Mathematics, applied research integral to new institute

Li Xinran
The Shanghai Institute for Mathematics and Interdisciplinary Sciences, chaired by Fields Medalist Shing-Tung Yau, opened in Yangpu District on January 2.
Li Xinran

The Shanghai Institute for Mathematics and Interdisciplinary Sciences, chaired by Shing-Tung Yau, was opened in Yangpu District on January 2. The institute is a new type of research and development institution that carries out activities such as mathematics and interdisciplinary research, talent introduction and cultivation, and international academic exchanges.

It is committed to achieving significant results in fundamental mathematical theory and applied research, helping to solve the bottleneck problem in China’s strategic field and leading the innovative development of high-end industries.

“Yau is a notable recipient of the Fields Medal for his work in differential geometry. He believes that the ‘bottleneck’ problem cannot be solved by targeted pursuit,” said Hu Sen, vice president of SIMIS. “Improving fundamental research and original innovation capabilities will naturally produce disruptive results.”

Hu said that cross application was equally important. In recent decades, there has been a clear trend in the mathematical community, and the impact of cross application is becoming more and more profound.

“In the 1990s, financial mathematics emerged, and Wall Street was filled with mathematical talents. The breakthrough technologies and products of artificial intelligence, such as Alpha Go, ChatGPT and big models that have been popular in the past decade, are all supported by mathematics.
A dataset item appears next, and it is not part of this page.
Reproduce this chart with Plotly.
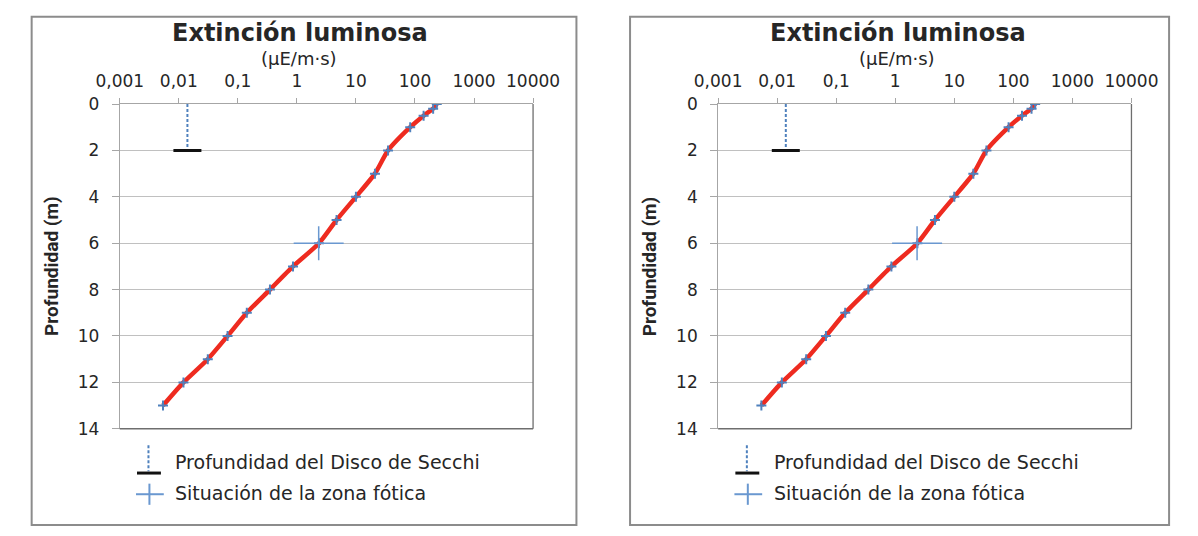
import plotly.graph_objects as go

# ---- data -------------------------------------------------------------
depth_m = [0, 0.2, 0.5, 1, 2, 3, 4, 5, 6, 7, 8, 9, 10, 11, 12, 13]
light_uE = [234, 203, 140, 83, 35, 21, 10, 4.7, 2.37, 0.86, 0.35, 0.142,
            0.067, 0.031, 0.012, 0.0054]

secchi_depth = 2.0
secchi_x = 0.014
photic_depth = 6.0
photic_fraction = 0.01            # 1 % of surface irradiance

x_tickvals = [0.001, 0.01, 0.1, 1, 10, 100, 1000, 10000]
x_ticktext = ["0,001", "0,01", "0,1", "1", "10", "100", "1000", "10000"]
y_tickvals = [0, 2, 4, 6, 8, 10, 12, 14]

title_text = "Extinción luminosa"
unit_text = "(μE/m·s)"
ytitle_text = "Profundidad (m)"
legend_secchi = "Profundidad del Disco de Secchi"
legend_photic = "Situación de la zona fótica"

# ---- styling / layout helpers ----------------------------------------
W, H = 1198, 536
BLUE = "#4F81BD"
RED = "#EE2B20"
FONT = "DejaVu Sans, Open Sans, sans-serif"
NARROW = "Liberation Sans Narrow, Arial Narrow, Roboto, sans-serif"
TXT = "#262626"
SYM = 1.4          # plotly line symbols are 1.4 x marker size long


def px(x):
    return x / W


def py(y):
    return 1 - y / H


PANEL_SHIFT = 625
plot_left, plot_right = 100, 531.7
plot_top, plot_bottom = 97.7, 435

fig = go.Figure()
shapes = []
annotations = []

for i in range(2):
    dx = i * PANEL_SHIFT
    xa = "x" if i == 0 else "x2"
    ya = "y" if i == 0 else "y2"
    xname = "xaxis" if i == 0 else "xaxis2"
    yname = "yaxis" if i == 0 else "yaxis2"

    # attenuation profile
    fig.add_trace(go.Scatter(
        x=light_uE, y=depth_m, mode="lines",
        line=dict(color=RED, width=4.5, shape="spline", smoothing=0.6),
        xaxis=xa, yaxis=ya, showlegend=False, hoverinfo="skip"))
    fig.add_trace(go.Scatter(
        x=light_uE, y=depth_m, mode="markers",
        marker=dict(symbol="cross-thin", size=10 / SYM,
                    line=dict(color=BLUE, width=2)),
        xaxis=xa, yaxis=ya, showlegend=False))

    # Secchi disc depth: dashed drop line with a black bar
    fig.add_trace(go.Scatter(
        x=[secchi_x, secchi_x], y=[0, secchi_depth], mode="lines",
        line=dict(color=BLUE, width=2, dash="3px,2px"),
        xaxis=xa, yaxis=ya, showlegend=False, hoverinfo="skip"))
    fig.add_trace(go.Scatter(
        x=[secchi_x], y=[secchi_depth], mode="markers",
        marker=dict(symbol="line-ew", size=28 / SYM,
                    line=dict(color="#111111", width=3)),
        xaxis=xa, yaxis=ya, showlegend=False))

    # photic zone limit (1 % of surface light)
    photic_x = light_uE[0] * photic_fraction
    for sym, size in (("line-ew", 50), ("line-ns", 34)):
        fig.add_trace(go.Scatter(
            x=[photic_x], y=[photic_depth], mode="markers",
            marker=dict(symbol=sym, size=size / SYM,
                        line=dict(color="#6A98D0", width=1.5)),
            xaxis=xa, yaxis=ya, showlegend=False))

    # axes
    fig.update_layout({
        xname: dict(
            type="log", range=[-3, 4], side="top",
            domain=[px(plot_left + dx), px(plot_right + dx)],
            anchor=ya, tickvals=x_tickvals, ticktext=x_ticktext,
            ticks="outside", ticklen=5, tickcolor="#A6A6A6",
            ticklabelstandoff=4,
            showgrid=False, zeroline=False,
            showline=True, linecolor="#A6A6A6", linewidth=1,
            tickfont=dict(family=FONT, size=17, color=TXT)),
        yname: dict(
            range=[14, 0], domain=[py(plot_bottom), py(plot_top)],
            anchor=xa, tickvals=y_tickvals,
            ticks="outside", ticklen=7, tickcolor="#A6A6A6",
            ticklabelstandoff=9,
            showgrid=True, gridcolor="#C0C0C0", gridwidth=1.2,
            zeroline=False,
            showline=True, linecolor="#A6A6A6", linewidth=1,
            tickfont=dict(family=FONT, size=17, color=TXT)),
    })

    # darker right / bottom edges of the plot area
    shapes.append(dict(type="line", xref="paper", yref="paper",
                       x0=px(plot_right + dx), x1=px(plot_right + dx),
                       y0=py(plot_top), y1=py(plot_bottom),
                       line=dict(color="#6E6E6E", width=1.3)))
    shapes.append(dict(type="line", xref="paper", yref="paper",
                       x0=px(plot_left + dx), x1=px(plot_right + dx),
                       y0=py(plot_bottom), y1=py(plot_bottom),
                       line=dict(color="#6E6E6E", width=1.3)))

    # chart frame
    frame_right = 577 if i == 0 else 1196
    shapes.append(dict(type="rect", xref="paper", yref="paper",
                       x0=px(8 + dx), x1=px(frame_right),
                       y0=py(535), y1=py(7),
                       line=dict(color="#8C8C8C", width=2)))

    # titles
    annotations.append(dict(
        x=px(288 + dx), y=py(24), xref="paper", yref="paper",
        text=f"<b>{title_text}</b>", showarrow=False,
        font=dict(family=FONT, size=24, color=TXT),
        xanchor="center", yanchor="middle"))
    annotations.append(dict(
        x=px(287 + dx), y=py(50), xref="paper", yref="paper",
        text=unit_text, showarrow=False,
        font=dict(family=FONT, size=18, color=TXT),
        xanchor="center", yanchor="middle"))
    annotations.append(dict(
        x=px(28 + dx), y=py(266), xref="paper", yref="paper",
        text=f"<b>{ytitle_text}</b>", showarrow=False, textangle=-90,
        font=dict(family=NARROW, size=19, color=TXT),
        xanchor="center", yanchor="middle"))

    # legend (drawn by hand to reproduce the composite glyphs)
    gx = 130 + dx
    shapes.append(dict(type="line", xref="paper", yref="paper",
                       x0=px(gx), x1=px(gx), y0=py(452), y1=py(479),
                       line=dict(color=BLUE, width=2, dash="3px,2px")))
    shapes.append(dict(type="line", xref="paper", yref="paper",
                       x0=px(gx - 12), x1=px(gx + 13), y0=py(481), y1=py(481),
                       line=dict(color="#111111", width=3)))
    shapes.append(dict(type="line", xref="paper", yref="paper",
                       x0=px(gx - 13), x1=px(gx + 16), y0=py(503), y1=py(503),
                       line=dict(color="#6A98D0", width=2)))
    shapes.append(dict(type="line", xref="paper", yref="paper",
                       x0=px(gx + 1), x1=px(gx + 1), y0=py(492), y1=py(514),
                       line=dict(color="#6A98D0", width=2)))
    annotations.append(dict(
        x=px(156 + dx), y=py(470), xref="paper", yref="paper",
        text=legend_secchi, showarrow=False,
        font=dict(family=FONT, size=19, color=TXT),
        xanchor="left", yanchor="middle"))
    annotations.append(dict(
        x=px(156 + dx), y=py(502), xref="paper", yref="paper",
        text=legend_photic, showarrow=False,
        font=dict(family=FONT, size=19, color=TXT),
        xanchor="left", yanchor="middle"))

fig.update_layout(
    width=W, height=H,
    margin=dict(l=0, r=0, t=0, b=0),
    paper_bgcolor="white", plot_bgcolor="white",
    showlegend=False,
    shapes=shapes, annotations=annotations,
)

fig.write_html(
    "out.html",
    post_script="document.body.style.margin='0';"
                "document.body.style.overflow='hidden';",
)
Mathematics, applied research integral to new institute
Ti Gong

The Shanghai Institute for Mathematics and Interdisciplinary Sciences opens on 657 Songhu Road, Yangpu District.
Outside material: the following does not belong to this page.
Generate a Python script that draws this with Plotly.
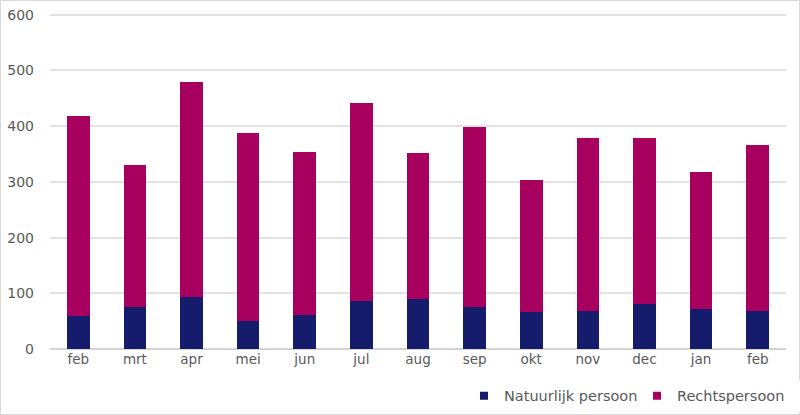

“Once the application results have been demonstrated, it can receive public support, making research more effective to achieve sustainable development and form a virtuous cycle,” Hu said.

Hence, the research direction of the research institute is set as “25 percent fundamental mathematics, 25 percent applied pure mathematics, plus 50 percent interdisciplinary application,” according to Hu.

The research institute needs to benchmark against the world’s top-tier Princeton Institute of Advanced Studies, and the research content must have academic value and contribute to mechanistic or common issues.

For SIMIS, it is particularly important to attract top-notch and energetic talented people in order to achieve its goals.

The research institute hopes to have 20 world-class minds in the core field of mathematics, a research team in 20 interdisciplinary fields within 10 years, and cultivate 30 to 40 young mathematicians at the forefront of international academic level, 100 postdoctoral fellows with world-class level and 500 graduate students.

A group of discipline leaders from well-known domestic universities have been confirmed to be part of the institute, with Li Jun, a member of Chinese Academy of Sciences and director of the Shanghai Mathematics Center at Fudan University, serving as the first dean.

More than 10 mathematicians from countries such as the United States, Canada and Russia will also take part, with many senior professors still engaged in research work on the front line, maintaining active creativity. Several Fields Award winners may join the research institute as full-time personnel.

Hu Minjun, deputy director of the Science and Technology Commission of Yangpu, told Shanghai Daily that academic “giants” could lure a group of young and promising professionals in mathematics and other basic disciplines to come together in Yangpu, and improve the overall level of fundamental research in the district.